I’ve persuaded myself that I don’t need to cut anything off the bottom; a metre would, I think, be my cut-off (ha ha) point for that. If I ever find myself living in a decaying Victorian mansion again I’ll be grateful for those couple of feet. I’m still a bit worried that they’ll pull the whole curtain rail down, but I think that if there’s a serious danger of that happening then it’ll happen regardless of whether I cut anything off.
Also on the table, metaphorically speaking: a quilt for my godson – which is why Voyages of the Celtic Saints is there with a pencil marking the page with a picture of a Romano-Celtic trading ship, which I’ve adapted for the design. (He’s called Joseph. I’ve put the Glastonbury thorn in there, as well. And some saw-tooth. And a pyramid. And the whole thing is very bright, riffing off the ‘coat of many colours’ theme. I’m not sure which Biblical Joseph he’s named after.) Various pre-Christmas tasks, none of which I’ve really started yet, because it feels a bit early.

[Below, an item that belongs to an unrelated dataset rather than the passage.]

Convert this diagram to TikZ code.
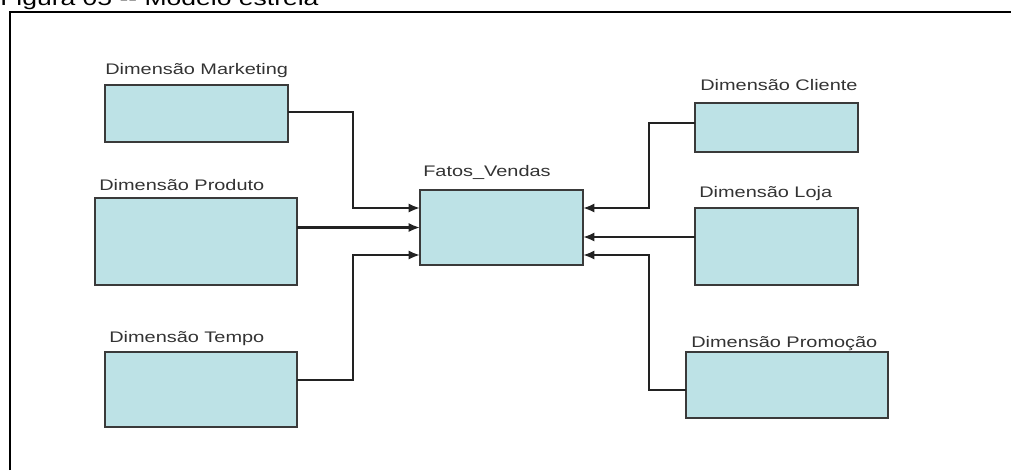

And, of course, A Spoke In The Wheel. I’ve finished the first draft and I’m keeping out of its way until January. It’s been an interesting experience, going from zero to 68,000 words in the course of a year, and I’m not sure that I would choose to repeat it. At times it’s felt a bit joyless, nose-to-the-grindstone, arse-in-chair, duty-writing. And that’s even with my fortnights of not-writing in between my fortnights of writing. The next one, I tell myself, I’ll do differently. No, I’m not sure how. Yes, there’ll be a next one. Probably the sequel to Speak Its Name, though I have a few other ideas bouncing around. Whatever it is, I won’t dive straight into it – or, if I do, I’ll give myself more meaningful breaks in the middle of it.
After I finished the first draft of A Spoke In The Wheel mid-way through November I turned my attention to some shorter, light-hearted, frivolous pieces – some of which you may see here at some point – and have enjoyed widening my focus. Because if I’m writing for fun, I want it actually to, you know, be fun.